Get top 10 rated movies for each year using Hive

spark-sql

#1

we have below schema :
Ratings.dat :-UserID:: MovieID::Rating::Timestamp
Tags.dat :-UserID:: MovieID::Tag::Timestamp
Movies.dat :-MovieID::Title::Genres

Using Hive how I will find :-the top 10 ranking movies for the year ?

Thanks in Advance


Practice hive on our state of the art Big Data Cluster - https://labs.itversity.com



#2

You need to do the following:

  • Join movies and ratings
  • Use analytic functions to get top 10 movier per year

If you can share the data along with create table commands we can get back to you with query.


#3

Please find below link for data set
http://files.grouplens.org/datasets/movielens/ml-10m.zip

CREATE DATABASE movielens;

CREATE TABLE moviedata (
MovieID INT,
Title STRING,
Genres STRING )
ROW FORMAT SERDE 'org.apache.hadoop.hive.contrib.serde2.MultiDelimitSerDe' 
WITH SERDEPROPERTIES ("field.delim"="::")
STORED AS TEXTFILE;

LOAD DATA LOCAL INPATH '/home/osgdev/Downloads/movies.dat' INTO TABLE moviedata;

CREATE TABLE ratingdata (
Ratings INT,
UserID INT,
MovieID INT,
RatingTS INT )
ROW FORMAT SERDE 'org.apache.hadoop.hive.contrib.serde2.MultiDelimitSerDe' 
WITH SERDEPROPERTIES ("field.delim"="::")
STORED AS TEXTFILE;

#4

I am able to create the tables and load the data. Timestamp is represented as integer, do you have any idea about it? We need to typecast it to date to get top 10 movies by year.

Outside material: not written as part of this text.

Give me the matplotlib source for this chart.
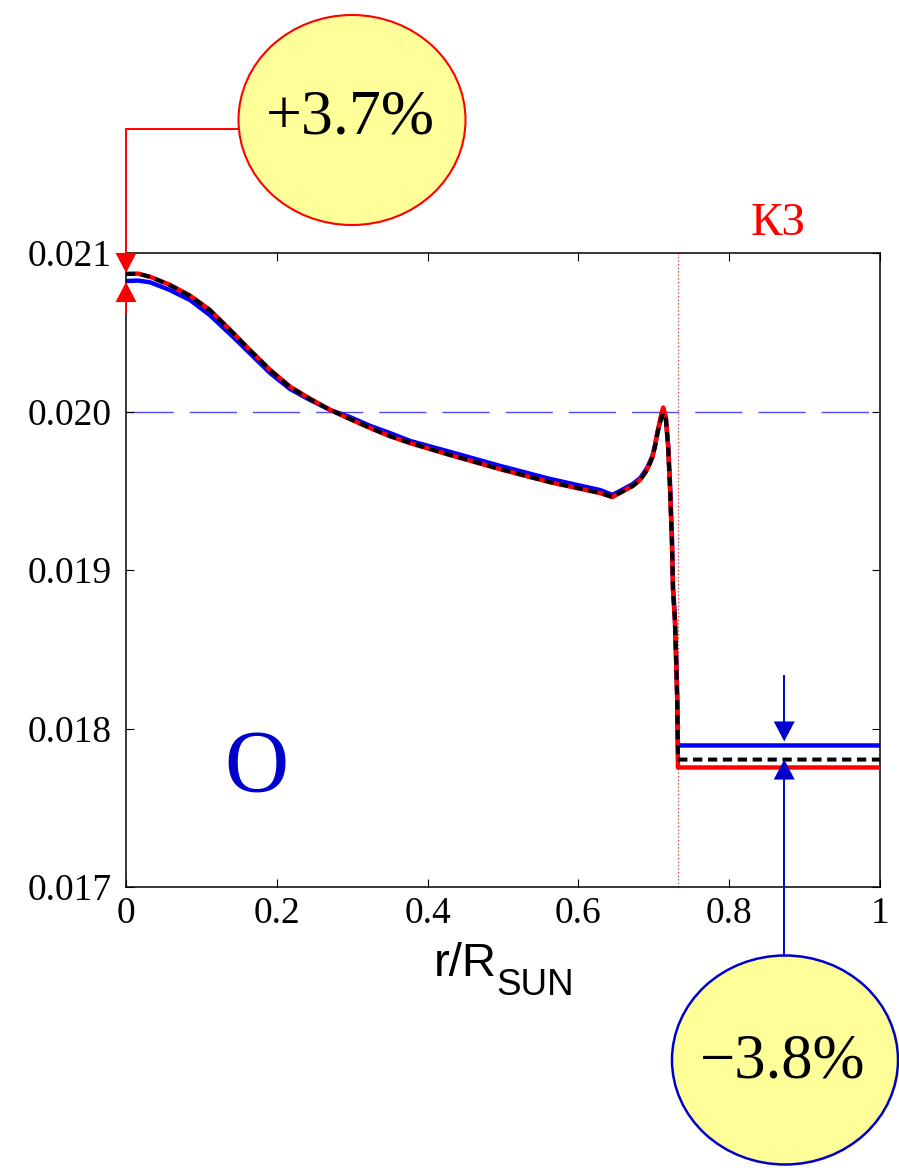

You need to figure it out and also it is better for you to come up with the query up to an extent you can build it and we can improvise on top of it.


#5

Solution is provided using Hive on our state of the art Big Data cluster - http://labs.itversity.com
It works in Hive as well as Spark SQL

Learn Spark SQL along with other concepts via our Udemy courses. Here is the link for the coupons.


Problem Statement:

  • Get top 10 rated movies per year. As part of the original question, @anandbabu have not mentioned criteria properly, hence we have chosen average rating as the criteria. If some one throw the actual criteria we can rewrite the query.

Getting Started

  • Tables are created using tables provided as part of the previous response from @anandbabu

  • Some corrections are made - such as renaming column timestamp to RatingTS as Timestamp is keyword and cannot be used for naming column. Also order of columns is not correct

    CREATE DATABASE movielens;

    CREATE TABLE moviedata (
    MovieID INT,
    Title STRING,
    Genres STRING )
    ROW FORMAT SERDE ‘org.apache.hadoop.hive.contrib.serde2.MultiDelimitSerDe’
    WITH SERDEPROPERTIES (“field.delim”="::")
    STORED AS TEXTFILE;

    LOAD DATA LOCAL INPATH ‘/home/itversity/ml-10M100K/movies.dat’ INTO TABLE moviedata;

    CREATE TABLE ratingdata (
    UserID INT,
    MovieID INT,
    Ratings INT,
    RatingTS INT )
    ROW FORMAT SERDE ‘org.apache.hadoop.hive.contrib.serde2.MultiDelimitSerDe’
    WITH SERDEPROPERTIES (“field.delim”="::")
    STORED AS TEXTFILE;

    LOAD DATA LOCAL INPATH ‘/home/itversity/ml-10M100K/ratings.dat’ INTO TABLE ratingdata;

  • Sample data

    • moviedata: 1 Toy Story (1995) Adventure|Animation|Children|Comedy|Fantasy
    • ratingdata: 1 122 5 838985046
  • RatingTS is represented as integer (unix timestamp)

Design

  • Convert RatingTS to date and then extract year
select from_unixtime(838985046);
1996-08-02 07:24:06
select substring(from_unixtime(838985046), 1, 4);
1996
  • Join moviedata and ratingdata
  • Get average rating for each movie in each year
  • Get top 10 rated movies using analytics function

Solutin

  • Add hive-contrib.jar

add jar /usr/hdp/2.5.0.0-1245/hive/lib/hive-contrib.jar;

  • Run simple join and preview the results
select * 
from moviedata
join ratingdata 
  on moviedata.movieid = ratingdata.movieid
limit 10;
  • Get average rating per title per year and preview the results
select 
  substring(from_unixtime(ratingts), 1, 4) ratingyear, 
  title, avg(ratings) avg_rating
from moviedata join ratingdata 
  on moviedata.movieid = ratingdata.movieid
group by 
  substring(from_unixtime(ratingts), 1, 4), title
limit 10;
  • Use analytics function to assign rank for each of the movie
select 
  title, ratingyear, 
  rank() over (partition by ratingyear order by avg_rating desc) rnk
from (select 
  substring(from_unixtime(ratingts), 1, 4) ratingyear, 
  title, avg(ratings) avg_rating
from moviedata join ratingdata 
  on moviedata.movieid = ratingdata.movieid
group by 
  substring(from_unixtime(ratingts), 1, 4), title) q1
limit 10;
  • Get top 10 movies each year by nesting the query generated in previous step
select * from (
select 
  title, ratingyear, 
  rank() over (partition by ratingyear order by avg_rating desc) rnk
from (select 
  substring(from_unixtime(ratingts), 1, 4) ratingyear, 
  title, avg(ratings) avg_rating
from moviedata join ratingdata 
  on moviedata.movieid = ratingdata.movieid
group by 
  substring(from_unixtime(ratingts), 1, 4), title) q1) q2
where rnk <= 10
order by ratingyear, rnk;

#7

how I will find the distinct movies which are associated with the Tag “fairy tale”

we have data with fairy tale in two places :-1:

792::Hungarian Fairy Tale, A (Hol volt, hol nem volt) (1987)::Fantasy
1654::FairyTale: A True Story (1997)::Children|Drama|Fantasy